Havia muitos agentes no programa que foram da CIA. Mas a CIA
tem seu próprio pessoal. Existia a
parte secreta, claro que existia,
mas não era tão grande.
Folha - Existia envolvimento da
OPS com a tortura?
Maechling - A polícia dos EUA
não pode ensinar nada de tortura
aos policiais da América Latina.
Bob Kennedy inaugurou a academia de polícia e fez discursos.

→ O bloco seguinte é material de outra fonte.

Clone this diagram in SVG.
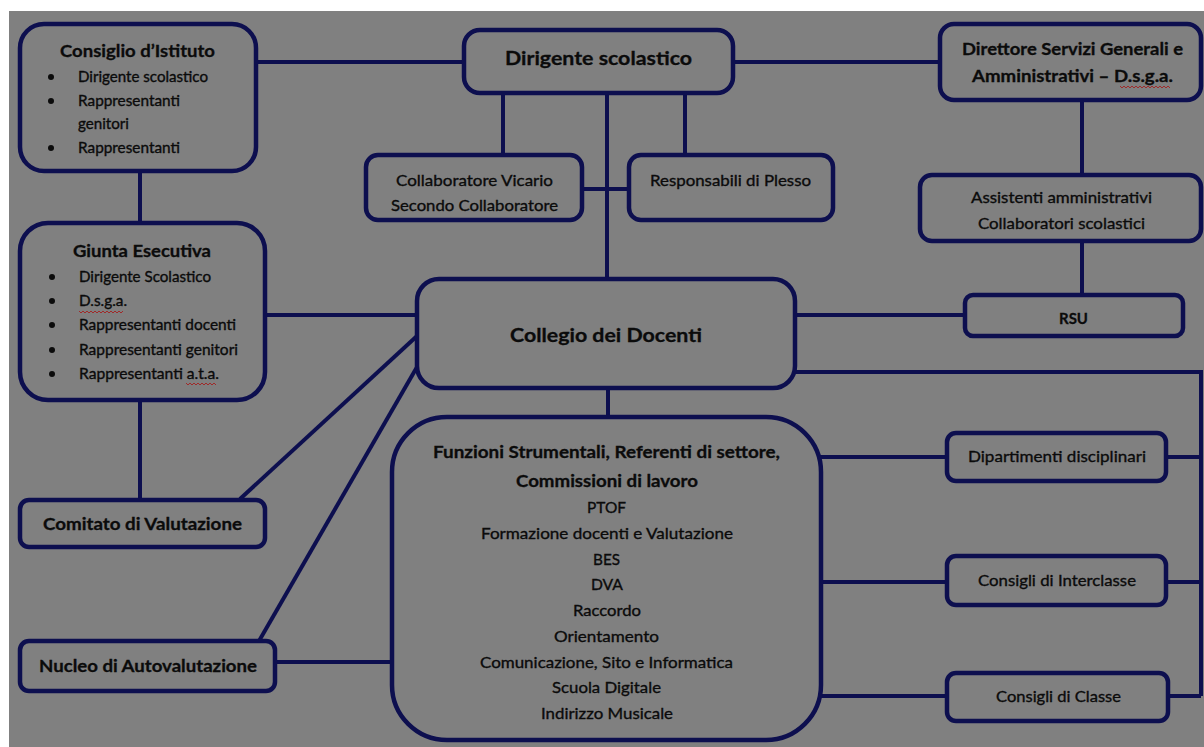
<svg xmlns="http://www.w3.org/2000/svg" width="1204" height="747" viewBox="0 0 1204 747">
<style>
.box{fill:#808080;stroke:#0d0f4f;stroke-width:4.5}
.conn{fill:none;stroke:#0d0f4f;stroke-width:4}
text{font-family:Lato,"Open Sans","DejaVu Sans",sans-serif;fill:#0b0b0b}
.h{font-weight:bold;font-size:17px;text-anchor:middle;stroke:#0b0b0b;stroke-width:0.3}
.H{font-weight:bold;font-size:19.5px;text-anchor:middle;stroke:#0b0b0b;stroke-width:0.3}
.c{font-size:16px;text-anchor:middle;stroke:#0b0b0b;stroke-width:0.35}
.li{font-size:15px;stroke:#0b0b0b;stroke-width:0.35}
.bul{fill:#0b0b0b}
.sq{fill:none;stroke:#a02a2a;stroke-width:1}
</style>
<rect x="0" y="0" width="1204" height="747" fill="#ffffff"/>
<rect x="9" y="11" width="1195" height="736" fill="#808080"/>
<g id="connectors">
<path class="conn" d="M256 62H464"/>
<path class="conn" d="M733 62H940"/>
<path class="conn" d="M503 93V155"/>
<path class="conn" d="M685 93V155"/>
<path class="conn" d="M607 93V279"/>
<path class="conn" d="M582 189H629"/>
<path class="conn" d="M1082 100V175"/>
<path class="conn" d="M1082 241V295"/>
<path class="conn" d="M795 315H965"/>
<path class="conn" d="M795 372H1201V696"/>
<path class="conn" d="M140 171V223"/>
<path class="conn" d="M265 315H417"/>
<path class="conn" d="M140 400V500"/>
<path class="conn" d="M417 336L240 499"/>
<path class="conn" d="M417 367L259 641"/>
<path class="conn" d="M608 388V417"/>
<path class="conn" d="M275 662H392"/>
<path class="conn" d="M815 457H1201"/>
<path class="conn" d="M815 582H1201"/>
<path class="conn" d="M815 696H1201"/>
</g>
<g id="consiglio">
<rect class="box" x="20" y="24" width="236" height="147" rx="24"/>
<text class="h" x="137.5" y="57" textLength="155" lengthAdjust="spacingAndGlyphs">Consiglio d’Istituto</text>
<circle class="bul" cx="51" cy="77" r="3"/>
<circle class="bul" cx="51" cy="101" r="3"/>
<circle class="bul" cx="51" cy="148" r="3"/>
<text class="li" x="78" y="82" textLength="130" lengthAdjust="spacingAndGlyphs">Dirigente scolastico</text>
<text class="li" x="78" y="106" textLength="102" lengthAdjust="spacingAndGlyphs">Rappresentanti</text>
<text class="li" x="78" y="129" textLength="51" lengthAdjust="spacingAndGlyphs">genitori</text>
<text class="li" x="78" y="153" textLength="102" lengthAdjust="spacingAndGlyphs">Rappresentanti</text>
</g>
<g id="dirigente">
<rect class="box" x="464" y="30" width="269" height="63" rx="16"/>
<text class="H" x="598.5" y="65" textLength="187" lengthAdjust="spacingAndGlyphs">Dirigente scolastico</text>
</g>
<g id="direttore">
<rect class="box" x="940" y="24" width="261" height="76" rx="14"/>
<text class="h" x="1072.5" y="55" textLength="221" lengthAdjust="spacingAndGlyphs">Direttore Servizi Generali e</text>
<text class="h" x="1072.5" y="82" textLength="201" lengthAdjust="spacingAndGlyphs">Amministrativi – D.s.g.a.</text>
<path class="sq" d="M1120 86l2 2 2-2 2 2 2-2 2 2 2-2 2 2 2-2 2 2 2-2 2 2 2-2 2 2 2-2 2 2 2-2 2 2 2-2 2 2 2-2 2 2 2-2 2 2 2-2 2 2"/>
</g>
<g id="collaboratore">
<rect class="box" x="366" y="155" width="216" height="65" rx="12"/>
<text class="c" x="474.5" y="186" textLength="157" lengthAdjust="spacingAndGlyphs">Collaboratore Vicario</text>
<text class="c" x="474.5" y="211" textLength="167" lengthAdjust="spacingAndGlyphs">Secondo Collaboratore</text>
</g>
<g id="responsabili">
<rect class="box" x="629" y="155" width="204" height="65" rx="12"/>
<text class="c" x="730.5" y="186" textLength="161" lengthAdjust="spacingAndGlyphs">Responsabili di Plesso</text>
</g>
<g id="assistenti">
<rect class="box" x="920" y="175" width="281" height="66" rx="12"/>
<text class="c" x="1061.5" y="203" textLength="181" lengthAdjust="spacingAndGlyphs">Assistenti amministrativi</text>
<text class="c" x="1061.5" y="229" textLength="167" lengthAdjust="spacingAndGlyphs">Collaboratori scolastici</text>
</g>
<g id="rsu">
<rect class="box" x="965" y="295" width="218" height="41" rx="8"/>
<text class="h" x="1073.5" y="324" textLength="29" lengthAdjust="spacingAndGlyphs" style="font-size:16px">RSU</text>
</g>
<g id="giunta">
<rect class="box" x="20" y="223" width="245" height="177" rx="28"/>
<text class="h" x="142" y="257" textLength="138" lengthAdjust="spacingAndGlyphs">Giunta Esecutiva</text>
<circle class="bul" cx="52" cy="277" r="3"/>
<circle class="bul" cx="52" cy="301" r="3"/>
<circle class="bul" cx="52" cy="325" r="3"/>
<circle class="bul" cx="52" cy="350" r="3"/>
<circle class="bul" cx="52" cy="374" r="3"/>
<text class="li" x="79" y="282" textLength="132" lengthAdjust="spacingAndGlyphs">Dirigente Scolastico</text>
<text class="li" x="79" y="306" textLength="48" lengthAdjust="spacingAndGlyphs">D.s.g.a.</text>
<text class="li" x="79" y="330" textLength="157" lengthAdjust="spacingAndGlyphs">Rappresentanti docenti</text>
<text class="li" x="79" y="355" textLength="159" lengthAdjust="spacingAndGlyphs">Rappresentanti genitori</text>
<text class="li" x="79" y="379" textLength="140" lengthAdjust="spacingAndGlyphs">Rappresentanti a.t.a.</text>
<path class="sq" d="M79 311l2 2 2-2 2 2 2-2 2 2 2-2 2 2 2-2 2 2 2-2 2 2 2-2 2 2 2-2 2 2 2-2 2 2 2-2 2 2 2-2 2 2 2-2"/>
<path class="sq" d="M186 383l2 2 2-2 2 2 2-2 2 2 2-2 2 2 2-2 2 2 2-2 2 2 2-2 2 2 2-2 2 2"/>
</g>
<g id="collegio">
<rect class="box" x="417" y="279" width="378" height="109" rx="22"/>
<text class="H" x="606" y="342" textLength="192" lengthAdjust="spacingAndGlyphs">Collegio dei Docenti</text>
</g>
<g id="comitato">
<rect class="box" x="20" y="500" width="245" height="47" rx="9"/>
<text class="h" x="142.5" y="530" textLength="199" lengthAdjust="spacingAndGlyphs">Comitato di Valutazione</text>
</g>
<g id="nucleo">
<rect class="box" x="20" y="641" width="255" height="50" rx="9"/>
<text class="h" x="148" y="672" textLength="218" lengthAdjust="spacingAndGlyphs">Nucleo di Autovalutazione</text>
</g>
<g id="funzioni">
<rect class="box" x="392" y="417" width="429" height="323" rx="55"/>
<text class="h" x="606.5" y="458" textLength="347" lengthAdjust="spacingAndGlyphs">Funzioni Strumentali, Referenti di settore,</text>
<text class="h" x="607" y="487" textLength="182" lengthAdjust="spacingAndGlyphs">Commissioni di lavoro</text>
<text class="c" x="606.5" y="513" textLength="39" lengthAdjust="spacingAndGlyphs">PTOF</text>
<text class="c" x="607" y="539" textLength="252" lengthAdjust="spacingAndGlyphs">Formazione docenti e Valutazione</text>
<text class="c" x="606.5" y="565" textLength="27" lengthAdjust="spacingAndGlyphs">BES</text>
<text class="c" x="607" y="590" textLength="32" lengthAdjust="spacingAndGlyphs">DVA</text>
<text class="c" x="607" y="616" textLength="68" lengthAdjust="spacingAndGlyphs">Raccordo</text>
<text class="c" x="606.5" y="642" textLength="105" lengthAdjust="spacingAndGlyphs">Orientamento</text>
<text class="c" x="606.5" y="668" textLength="253" lengthAdjust="spacingAndGlyphs">Comunicazione, Sito e Informatica</text>
<text class="c" x="606.5" y="693" textLength="109" lengthAdjust="spacingAndGlyphs">Scuola Digitale</text>
<text class="c" x="607" y="719" textLength="132" lengthAdjust="spacingAndGlyphs">Indirizzo Musicale</text>
</g>
<g id="dipartimenti">
<rect class="box" x="947" y="433" width="219" height="48" rx="9"/>
<text class="c" x="1057" y="462" textLength="178" lengthAdjust="spacingAndGlyphs">Dipartimenti disciplinari</text>
</g>
<g id="interclasse">
<rect class="box" x="947" y="556" width="219" height="49" rx="9"/>
<text class="c" x="1057" y="586" textLength="158" lengthAdjust="spacingAndGlyphs">Consigli di Interclasse</text>
</g>
<g id="classe">
<rect class="box" x="947" y="673" width="221" height="48" rx="9"/>
<text class="c" x="1058.5" y="702" textLength="125" lengthAdjust="spacingAndGlyphs">Consigli di Classe</text>
</g>
</svg>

Eram cursos de seis semanas. Não
havia nada, no currículo, quanto à
tortura. Mas os efeitos dos cursos
não foram bons.
Folha - Por quê?
Maechling - Porque modernizou a polícia da América Latina e a
tornou muito mais eficiente para
servir a ditadores militares como
nunca antes.
Folha - Don Mitrione (controvertido agente norte-americano morto em 1971 pelos Tupamaros, organização de esquerda do Uruguai, sob a acusação de ensinar
métodos de tortura a policiais brasileiros e uruguaios) foi agente da
OPS?
Maechling - Não sei muito da
fase brasileira de Mitrione. Sei das
alegações contra ele no período em
que esteve no Uruguai. Ele era parte das relações públicas da OPS.
Mas não existem documentos sobre ele.